Reconhecer a culinária afro-brasileira como patrimônio vivo é um ato político e espiritual. É garantir que os Sabores de Axé sigam sendo passados adiante com orgulho, respeito e liberdade. Afinal, cozinhar com axé é, também, construir um futuro onde a ancestralidade negra não apenas resista mas floresça.

Como Honrar os Sabores de Axé com Consciência e Respeito

Vivenciar os Sabores de Axé é mais do que apreciar uma boa refeição, é entrar em contato com uma herança cultural profunda, construída com fé, ancestralidade e resistência. Por isso, é essencial que essa vivência seja acompanhada de consciência, respeito e responsabilidade.

Um dos primeiros passos é evitar a apropriação cultural, que ocorre quando elementos de uma cultura historicamente marginalizada são utilizados fora de contexto, sem reconhecimento de sua origem, significado ou sem a valorização das pessoas que os mantêm vivos. No caso da culinária afro-brasileira, isso significa não transformar receitas sagradas em “tendências gourmet” esvaziadas de sentido, nem reproduzir estereótipos ao explorar comercialmente pratos ligados a práticas religiosas ou tradições de resistência.
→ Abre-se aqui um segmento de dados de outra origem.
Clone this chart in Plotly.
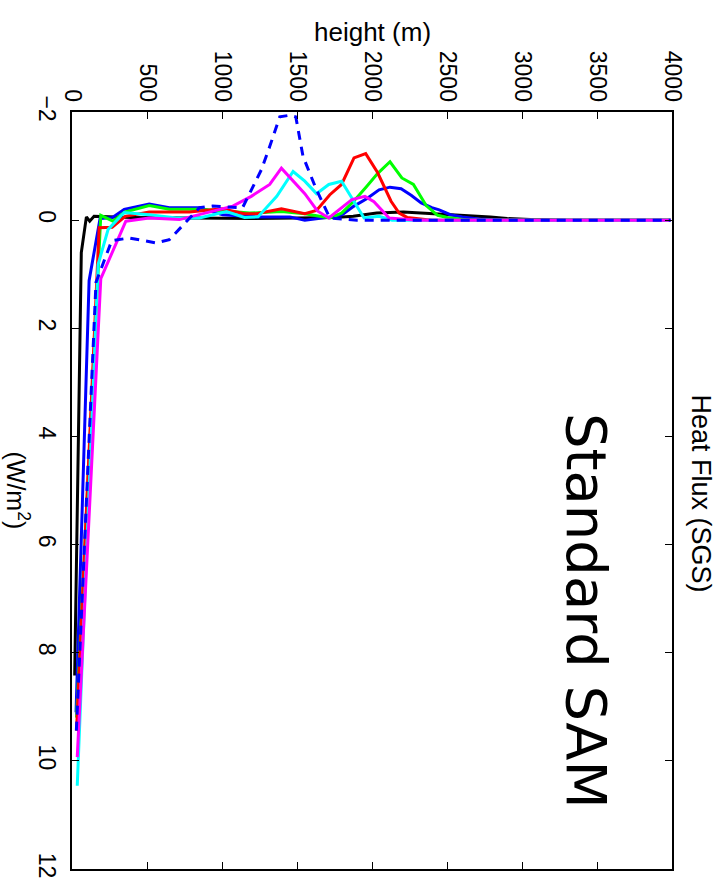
import plotly.graph_objects as go

# Heat flux profiles (SGS), height in m, flux in W/m^2
z_black = [18, 62, 96, 118, 147, 400, 800, 1200, 1500, 1750, 1875, 2031, 2209, 2343, 2455, 2589, 2789, 2901, 3057, 3300, 3600, 3990]
f_black = [8.42, 0.60, -0.06, 0.02, -0.07, -0.05, -0.04, -0.03, -0.04, -0.05, -0.07, -0.13, -0.15, -0.13, -0.10, -0.08, -0.06, -0.03, -0.01, 0.0, 0.0, 0.0]

z_blue = [27, 114, 187, 270, 348, 515, 649, 850, 1005, 1229, 1452, 1552, 1719, 1800, 1880, 1967, 2047, 2120, 2194, 2261, 2328, 2399, 2448, 2522, 2602, 2709, 2900, 3300, 3990]
f_blue = [9.1, 1.12, -0.03, -0.05, -0.20, -0.30, -0.23, -0.23, -0.10, -0.06, -0.06, 0.0, -0.06, -0.10, -0.26, -0.40, -0.56, -0.61, -0.58, -0.46, -0.32, -0.23, -0.19, -0.10, -0.06, -0.02, 0.0, 0.0, 0.0]

z_green = [30, 192, 274, 351, 515, 649, 850, 983, 1184, 1396, 1552, 1719, 1797, 1875, 1960, 2037, 2120, 2199, 2276, 2361, 2438, 2502, 2650, 3300, 3990]
f_green = [9.2, -0.09, 0.02, -0.15, -0.27, -0.20, -0.20, -0.18, -0.13, -0.16, -0.12, -0.04, -0.13, -0.34, -0.61, -0.86, -1.08, -0.78, -0.66, -0.27, -0.09, -0.05, 0.0, 0.0, 0.0]

z_red = [30, 181, 268, 355, 515, 783, 1000, 1150, 1231, 1396, 1552, 1630, 1719, 1797, 1880, 1958, 2037, 2127, 2181, 2234, 2400, 3300, 3990]
f_red = [9.44, 0.14, 0.13, -0.07, -0.15, -0.15, -0.21, -0.12, -0.12, -0.21, -0.12, -0.18, -0.47, -0.66, -1.15, -1.23, -0.88, -0.35, -0.13, -0.05, 0.0, 0.0, 0.0]

z_cyan = [35, 174, 241, 348, 515, 696, 850, 1030, 1150, 1240, 1365, 1474, 1552, 1630, 1712, 1797, 1947, 2047, 2134, 2400, 3300, 3990]
f_cyan = [10.46, 0.82, 0.17, -0.14, -0.10, -0.04, -0.04, -0.16, -0.05, -0.06, -0.44, -0.90, -0.72, -0.49, -0.66, -0.72, -0.04, -0.07, 0.0, 0.0, 0.0, 0.0]

z_magenta = [35, 192, 359, 515, 716, 850, 1072, 1195, 1318, 1396, 1552, 1636, 1712, 1866, 1953, 2013, 2114, 2300, 3300, 3990]
f_magenta = [9.93, 1.08, 0.02, -0.04, -0.01, -0.10, -0.26, -0.44, -0.66, -0.96, -0.49, -0.17, -0.04, -0.38, -0.44, -0.34, -0.04, 0.0, 0.0, 0.0]

z_dashed = [29, 160, 265, 381, 560, 649, 850, 937, 1137, 1262, 1318, 1385, 1452, 1492, 1540, 1630, 1719, 1900, 2600, 3300, 3990]
f_dashed = [9.44, 1.15, 0.38, 0.33, 0.42, 0.36, -0.23, -0.26, -0.23, -0.93, -1.36, -1.91, -1.94, -1.91, -1.18, -0.56, -0.04, 0.0, 0.0, 0.0, 0.0]

height_ticks = [0, 500, 1000, 1500, 2000, 2500, 3000, 3500, 4000]
flux_ticks = [-2, 0, 2, 4, 6, 8, 10, 12]

series = [
    (z_black, f_black, "#000000", "solid"),
    (z_blue, f_blue, "#0000ff", "solid"),
    (z_green, f_green, "#00ff00", "solid"),
    (z_red, f_red, "#ff0000", "solid"),
    (z_cyan, f_cyan, "#00ffff", "solid"),
    (z_magenta, f_magenta, "#ff00ff", "solid"),
    (z_dashed, f_dashed, "#0000ff", "9px,7px"),
]

fig = go.Figure()
for z, f, color, dash in series:
    fig.add_trace(go.Scatter(
        x=z, y=f, mode="lines",
        line=dict(color=color, width=3, dash=dash),
        showlegend=False, hoverinfo="skip",
    ))

sans = "Liberation Sans, Arial, sans-serif"
font_ticks = dict(family=sans, size=23, color="black")

fig.update_layout(
    width=726, height=890,
    margin=dict(l=72, r=54, t=112, b=18),
    paper_bgcolor="white", plot_bgcolor="white",
    font=font_ticks,
    xaxis=dict(
        range=[0, 4000], side="top", tickvals=height_ticks,
        ticktext=[str(v) for v in height_ticks],
        tickangle=90, ticks="inside", ticklen=7, tickwidth=1.2, tickcolor="black",
        showline=True, linecolor="black", linewidth=2, mirror="ticks",
        showgrid=False, zeroline=False, tickfont=font_ticks,
        ticklabelstandoff=0,
    ),
    yaxis=dict(
        range=[12, -2], tickvals=flux_ticks,
        ticktext=[("\u2212" + str(-v)) if v < 0 else str(v) for v in flux_ticks],
        tickangle=90, ticks="inside", ticklen=7, tickwidth=1.2, tickcolor="black",
        showline=True, linecolor="black", linewidth=2, mirror="ticks",
        showgrid=False, zeroline=False, tickfont=font_ticks,
        ticklabelstandoff=3,
    ),
)

fig.add_annotation(
    text="height (m)", xref="paper", yref="paper", x=0.5, y=(872 - 32) / 760,
    xanchor="center", yanchor="middle", showarrow=False,
    font=dict(family=sans, size=26, color="black"),
)
fig.add_annotation(
    text="Heat Flux (SGS)", xref="paper", yref="paper", x=(701 - 72) / 600, y=(872 - 495) / 760,
    xanchor="center", yanchor="middle", textangle=90, showarrow=False,
    font=dict(family=sans, size=27, color="black"),
)
fig.add_annotation(
    text="(W/m<sup>2</sup>)", xref="paper", yref="paper", x=(18 - 72) / 600, y=(872 - 492) / 760,
    xanchor="center", yanchor="middle", textangle=90, showarrow=False,
    font=dict(family=sans, size=25, color="black"),
)
fig.add_annotation(
    text="Standard SAM", xref="paper", yref="paper", x=(587 - 72) / 600, y=(872 - 613) / 760,
    xanchor="center", yanchor="middle", textangle=90, showarrow=False,
    font=dict(family="DejaVu Sans, sans-serif", size=56, color="black"),
)

fig.write_html("out.html")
Honrar essa cozinha é também praticar o consumo consciente, entendendo de onde vem o alimento, quem o prepara e quais histórias ele carrega. Significa respeitar os ingredientes sagrados, compreender que muitos pratos são mais do que receitas, são oferendas, celebrações, expressões espirituais.

Além disso, é fundamental valorizar os saberes tradicionais, apoiando diretamente as pessoas e comunidades que preservam essas práticas. Comprar de empreendedoras negras, frequentar restaurantes afrocentrados, divulgar projetos culturais, participar de eventos que exaltem a cultura afro-brasileira: essas são formas concretas de fortalecer quem mantém viva a chama dos ancestrais na cozinha.

A verdadeira apreciação dos Sabores de Axé nasce da escuta, da humildade e do reconhecimento. Quando nos aproximamos dessa culinária com o coração aberto e o devido respeito, não apenas nos alimentamos, nos transformamos.

Alimentar o Corpo, Honrar a Ancestralidade

Em cada prato da culinária afro-brasileira há muito mais do que ingredientes: há histórias que atravessam o tempo, há fé, há resistência. Cozinhar e comer, nesse contexto, são atos carregados de sentido, cada receita é uma reza, uma memória viva, um ato político de afirmação cultural.

Ao longo deste artigo, mergulhamos nos Sabores de Axé: a alma da cozinha afro-brasileira, reconhecendo a força espiritual e ancestral que move essa tradição. Compreendemos que saborear um acarajé, um vatapá ou uma canjica é também uma forma de se conectar com a história de um povo que, mesmo diante de tantas adversidades, nunca deixou de celebrar a vida através da comida.

Fica aqui um convite à vivência: o que o seu paladar pode aprender com os Sabores de Axé? Está disposto a se abrir não apenas para os sabores, mas para os saberes e os afetos que eles carregam?

Ao honrar essa culinária com consciência e respeito, alimentamos o corpo mas também nutrimos a alma e fortalecemos a ancestralidade que nos trouxe até aqui.